> Recorded data:
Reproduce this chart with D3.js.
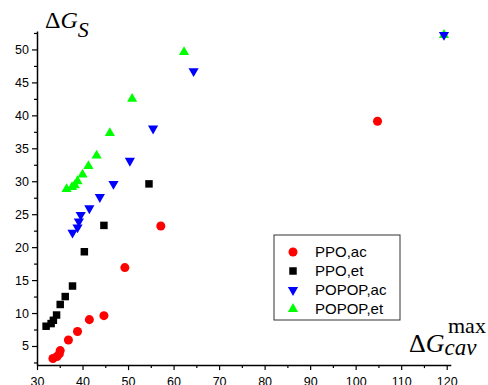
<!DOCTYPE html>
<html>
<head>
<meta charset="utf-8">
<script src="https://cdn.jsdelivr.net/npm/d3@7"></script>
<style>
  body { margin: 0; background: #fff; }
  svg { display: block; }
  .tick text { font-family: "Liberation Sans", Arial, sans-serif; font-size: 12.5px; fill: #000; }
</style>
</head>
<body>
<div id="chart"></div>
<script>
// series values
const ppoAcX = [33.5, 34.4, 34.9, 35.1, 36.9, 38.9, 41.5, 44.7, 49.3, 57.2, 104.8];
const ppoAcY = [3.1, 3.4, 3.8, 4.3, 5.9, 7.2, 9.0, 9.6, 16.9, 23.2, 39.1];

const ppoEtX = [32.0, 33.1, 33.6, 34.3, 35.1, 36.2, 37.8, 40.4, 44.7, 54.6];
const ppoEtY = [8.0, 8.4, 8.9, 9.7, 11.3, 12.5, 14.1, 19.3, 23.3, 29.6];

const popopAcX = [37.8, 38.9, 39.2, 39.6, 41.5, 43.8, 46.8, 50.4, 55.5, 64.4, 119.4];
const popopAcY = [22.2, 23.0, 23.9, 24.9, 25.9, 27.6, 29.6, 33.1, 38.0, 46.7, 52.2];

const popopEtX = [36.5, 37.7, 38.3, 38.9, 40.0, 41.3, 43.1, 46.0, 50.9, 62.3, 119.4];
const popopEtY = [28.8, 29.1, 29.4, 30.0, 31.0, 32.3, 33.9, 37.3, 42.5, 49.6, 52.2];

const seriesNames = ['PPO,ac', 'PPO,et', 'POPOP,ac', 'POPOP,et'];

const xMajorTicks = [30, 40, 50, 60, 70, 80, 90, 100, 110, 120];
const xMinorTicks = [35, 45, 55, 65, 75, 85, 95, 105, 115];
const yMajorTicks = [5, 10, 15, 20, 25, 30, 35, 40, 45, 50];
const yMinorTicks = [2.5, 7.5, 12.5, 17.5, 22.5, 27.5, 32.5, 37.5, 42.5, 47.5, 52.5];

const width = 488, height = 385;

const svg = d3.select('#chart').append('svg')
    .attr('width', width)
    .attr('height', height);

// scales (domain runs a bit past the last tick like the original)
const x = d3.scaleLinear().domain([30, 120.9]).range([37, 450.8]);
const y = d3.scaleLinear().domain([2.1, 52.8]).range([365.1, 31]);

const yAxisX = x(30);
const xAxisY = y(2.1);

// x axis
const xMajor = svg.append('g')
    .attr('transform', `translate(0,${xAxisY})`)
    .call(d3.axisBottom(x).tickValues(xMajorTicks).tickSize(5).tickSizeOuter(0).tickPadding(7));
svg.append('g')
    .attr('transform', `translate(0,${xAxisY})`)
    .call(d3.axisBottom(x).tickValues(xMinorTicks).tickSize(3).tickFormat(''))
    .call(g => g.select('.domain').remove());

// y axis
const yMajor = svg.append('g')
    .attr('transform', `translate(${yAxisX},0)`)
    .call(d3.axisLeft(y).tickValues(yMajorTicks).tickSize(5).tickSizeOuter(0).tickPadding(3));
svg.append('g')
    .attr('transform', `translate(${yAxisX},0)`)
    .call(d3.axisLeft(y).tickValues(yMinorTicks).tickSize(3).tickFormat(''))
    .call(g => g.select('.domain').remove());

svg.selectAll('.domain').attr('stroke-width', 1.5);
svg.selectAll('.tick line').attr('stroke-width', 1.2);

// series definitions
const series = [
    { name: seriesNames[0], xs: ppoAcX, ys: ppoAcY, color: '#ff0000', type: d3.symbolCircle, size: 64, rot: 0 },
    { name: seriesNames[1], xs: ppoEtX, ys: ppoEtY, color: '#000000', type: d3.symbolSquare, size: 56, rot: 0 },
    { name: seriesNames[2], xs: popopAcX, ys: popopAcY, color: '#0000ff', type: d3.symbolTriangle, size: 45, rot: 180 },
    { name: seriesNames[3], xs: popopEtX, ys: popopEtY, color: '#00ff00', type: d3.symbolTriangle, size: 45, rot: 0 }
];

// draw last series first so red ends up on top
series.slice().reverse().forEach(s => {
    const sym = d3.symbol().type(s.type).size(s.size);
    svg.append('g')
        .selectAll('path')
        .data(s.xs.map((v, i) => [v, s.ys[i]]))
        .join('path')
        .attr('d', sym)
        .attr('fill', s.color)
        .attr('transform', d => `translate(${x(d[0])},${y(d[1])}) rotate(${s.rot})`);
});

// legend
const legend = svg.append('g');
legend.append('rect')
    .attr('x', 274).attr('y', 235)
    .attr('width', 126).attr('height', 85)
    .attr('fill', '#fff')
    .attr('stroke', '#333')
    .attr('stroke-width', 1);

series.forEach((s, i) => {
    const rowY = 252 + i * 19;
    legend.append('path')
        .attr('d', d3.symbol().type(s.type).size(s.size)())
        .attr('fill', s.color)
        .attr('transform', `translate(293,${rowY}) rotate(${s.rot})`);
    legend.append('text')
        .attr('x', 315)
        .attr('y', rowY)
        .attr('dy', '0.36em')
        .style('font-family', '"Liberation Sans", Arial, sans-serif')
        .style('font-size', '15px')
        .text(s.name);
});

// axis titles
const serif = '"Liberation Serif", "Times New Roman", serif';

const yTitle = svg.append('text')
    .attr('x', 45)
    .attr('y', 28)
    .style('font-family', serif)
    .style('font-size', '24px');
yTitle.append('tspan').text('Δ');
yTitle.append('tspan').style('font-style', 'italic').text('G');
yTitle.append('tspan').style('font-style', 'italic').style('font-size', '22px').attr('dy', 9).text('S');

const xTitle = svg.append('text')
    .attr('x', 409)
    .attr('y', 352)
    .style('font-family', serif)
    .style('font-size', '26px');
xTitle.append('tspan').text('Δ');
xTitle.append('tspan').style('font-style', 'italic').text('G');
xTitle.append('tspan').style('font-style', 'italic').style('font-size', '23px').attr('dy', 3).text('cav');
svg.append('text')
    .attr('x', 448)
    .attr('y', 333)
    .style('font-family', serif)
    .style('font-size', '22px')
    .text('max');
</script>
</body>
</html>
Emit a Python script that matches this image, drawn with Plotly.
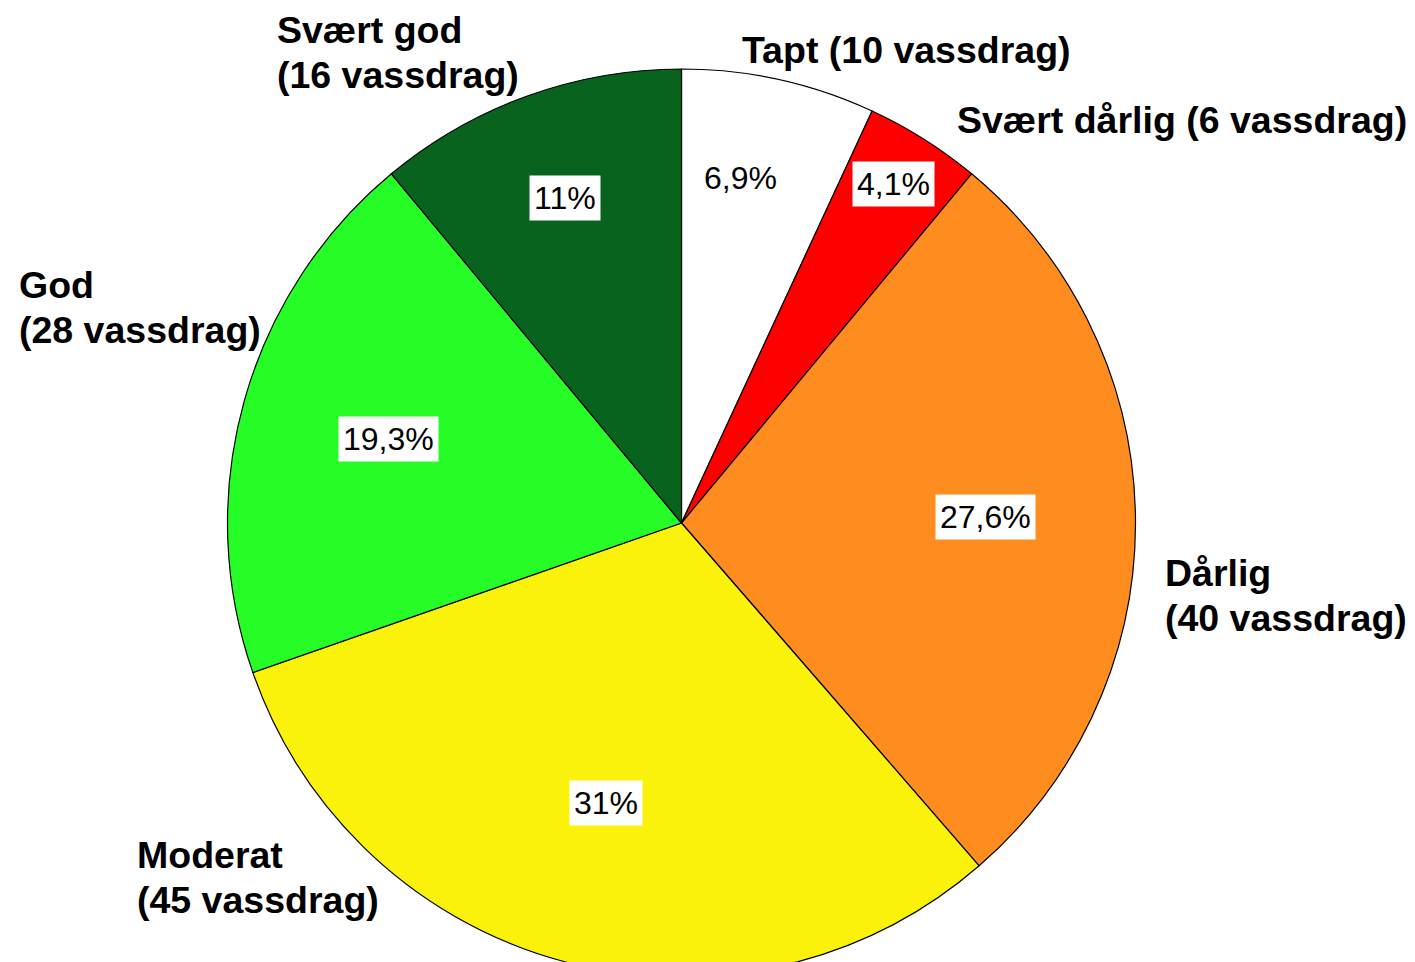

> Problem statement:
Reproduce the material in its entirety and word for word, without the pictures.

> Solution for this problem:
Reproduce this chart with D3.js.
<!DOCTYPE html>
<html>
<head>
<meta charset="utf-8">
<script src="https://cdn.jsdelivr.net/npm/d3@7"></script>
<style>
  body { margin: 0; background: #fff; }
  svg { display: block; }
  .tick text { font-family: "Liberation Sans", Arial, sans-serif; font-size: 12.5px; fill: #000; }
</style>
</head>
<body>
<div id="chart"></div>
<script>
// series values
const ppoAcX = [33.5, 34.4, 34.9, 35.1, 36.9, 38.9, 41.5, 44.7, 49.3, 57.2, 104.8];
const ppoAcY = [3.1, 3.4, 3.8, 4.3, 5.9, 7.2, 9.0, 9.6, 16.9, 23.2, 39.1];

const ppoEtX = [32.0, 33.1, 33.6, 34.3, 35.1, 36.2, 37.8, 40.4, 44.7, 54.6];
const ppoEtY = [8.0, 8.4, 8.9, 9.7, 11.3, 12.5, 14.1, 19.3, 23.3, 29.6];

const popopAcX = [37.8, 38.9, 39.2, 39.6, 41.5, 43.8, 46.8, 50.4, 55.5, 64.4, 119.4];
const popopAcY = [22.2, 23.0, 23.9, 24.9, 25.9, 27.6, 29.6, 33.1, 38.0, 46.7, 52.2];

const popopEtX = [36.5, 37.7, 38.3, 38.9, 40.0, 41.3, 43.1, 46.0, 50.9, 62.3, 119.4];
const popopEtY = [28.8, 29.1, 29.4, 30.0, 31.0, 32.3, 33.9, 37.3, 42.5, 49.6, 52.2];

const seriesNames = ['PPO,ac', 'PPO,et', 'POPOP,ac', 'POPOP,et'];

const xMajorTicks = [30, 40, 50, 60, 70, 80, 90, 100, 110, 120];
const xMinorTicks = [35, 45, 55, 65, 75, 85, 95, 105, 115];
const yMajorTicks = [5, 10, 15, 20, 25, 30, 35, 40, 45, 50];
const yMinorTicks = [2.5, 7.5, 12.5, 17.5, 22.5, 27.5, 32.5, 37.5, 42.5, 47.5, 52.5];

const width = 488, height = 385;

const svg = d3.select('#chart').append('svg')
    .attr('width', width)
    .attr('height', height);

// scales (domain runs a bit past the last tick like the original)
const x = d3.scaleLinear().domain([30, 120.9]).range([37, 450.8]);
const y = d3.scaleLinear().domain([2.1, 52.8]).range([365.1, 31]);

const yAxisX = x(30);
const xAxisY = y(2.1);

// x axis
const xMajor = svg.append('g')
    .attr('transform', `translate(0,${xAxisY})`)
    .call(d3.axisBottom(x).tickValues(xMajorTicks).tickSize(5).tickSizeOuter(0).tickPadding(7));
svg.append('g')
    .attr('transform', `translate(0,${xAxisY})`)
    .call(d3.axisBottom(x).tickValues(xMinorTicks).tickSize(3).tickFormat(''))
    .call(g => g.select('.domain').remove());

// y axis
const yMajor = svg.append('g')
    .attr('transform', `translate(${yAxisX},0)`)
    .call(d3.axisLeft(y).tickValues(yMajorTicks).tickSize(5).tickSizeOuter(0).tickPadding(3));
svg.append('g')
    .attr('transform', `translate(${yAxisX},0)`)
    .call(d3.axisLeft(y).tickValues(yMinorTicks).tickSize(3).tickFormat(''))
    .call(g => g.select('.domain').remove());

svg.selectAll('.domain').attr('stroke-width', 1.5);
svg.selectAll('.tick line').attr('stroke-width', 1.2);

// series definitions
const series = [
    { name: seriesNames[0], xs: ppoAcX, ys: ppoAcY, color: '#ff0000', type: d3.symbolCircle, size: 64, rot: 0 },
    { name: seriesNames[1], xs: ppoEtX, ys: ppoEtY, color: '#000000', type: d3.symbolSquare, size: 56, rot: 0 },
    { name: seriesNames[2], xs: popopAcX, ys: popopAcY, color: '#0000ff', type: d3.symbolTriangle, size: 45, rot: 180 },
    { name: seriesNames[3], xs: popopEtX, ys: popopEtY, color: '#00ff00', type: d3.symbolTriangle, size: 45, rot: 0 }
];

// draw last series first so red ends up on top
series.slice().reverse().forEach(s => {
    const sym = d3.symbol().type(s.type).size(s.size);
    svg.append('g')
        .selectAll('path')
        .data(s.xs.map((v, i) => [v, s.ys[i]]))
        .join('path')
        .attr('d', sym)
        .attr('fill', s.color)
        .attr('transform', d => `translate(${x(d[0])},${y(d[1])}) rotate(${s.rot})`);
});

// legend
const legend = svg.append('g');
legend.append('rect')
    .attr('x', 274).attr('y', 235)
    .attr('width', 126).attr('height', 85)
    .attr('fill', '#fff')
    .attr('stroke', '#333')
    .attr('stroke-width', 1);

series.forEach((s, i) => {
    const rowY = 252 + i * 19;
    legend.append('path')
        .attr('d', d3.symbol().type(s.type).size(s.size)())
        .attr('fill', s.color)
        .attr('transform', `translate(293,${rowY}) rotate(${s.rot})`);
    legend.append('text')
        .attr('x', 315)
        .attr('y', rowY)
        .attr('dy', '0.36em')
        .style('font-family', '"Liberation Sans", Arial, sans-serif')
        .style('font-size', '15px')
        .text(s.name);
});

// axis titles
const serif = '"Liberation Serif", "Times New Roman", serif';

const yTitle = svg.append('text')
    .attr('x', 45)
    .attr('y', 28)
    .style('font-family', serif)
    .style('font-size', '24px');
yTitle.append('tspan').text('Δ');
yTitle.append('tspan').style('font-style', 'italic').text('G');
yTitle.append('tspan').style('font-style', 'italic').style('font-size', '22px').attr('dy', 9).text('S');

const xTitle = svg.append('text')
    .attr('x', 409)
    .attr('y', 352)
    .style('font-family', serif)
    .style('font-size', '26px');
xTitle.append('tspan').text('Δ');
xTitle.append('tspan').style('font-style', 'italic').text('G');
xTitle.append('tspan').style('font-style', 'italic').style('font-size', '23px').attr('dy', 3).text('cav');
svg.append('text')
    .attr('x', 448)
    .attr('y', 333)
    .style('font-family', serif)
    .style('font-size', '22px')
    .text('max');
</script>
</body>
</html>
Emit a Python script that matches this image, drawn with Plotly.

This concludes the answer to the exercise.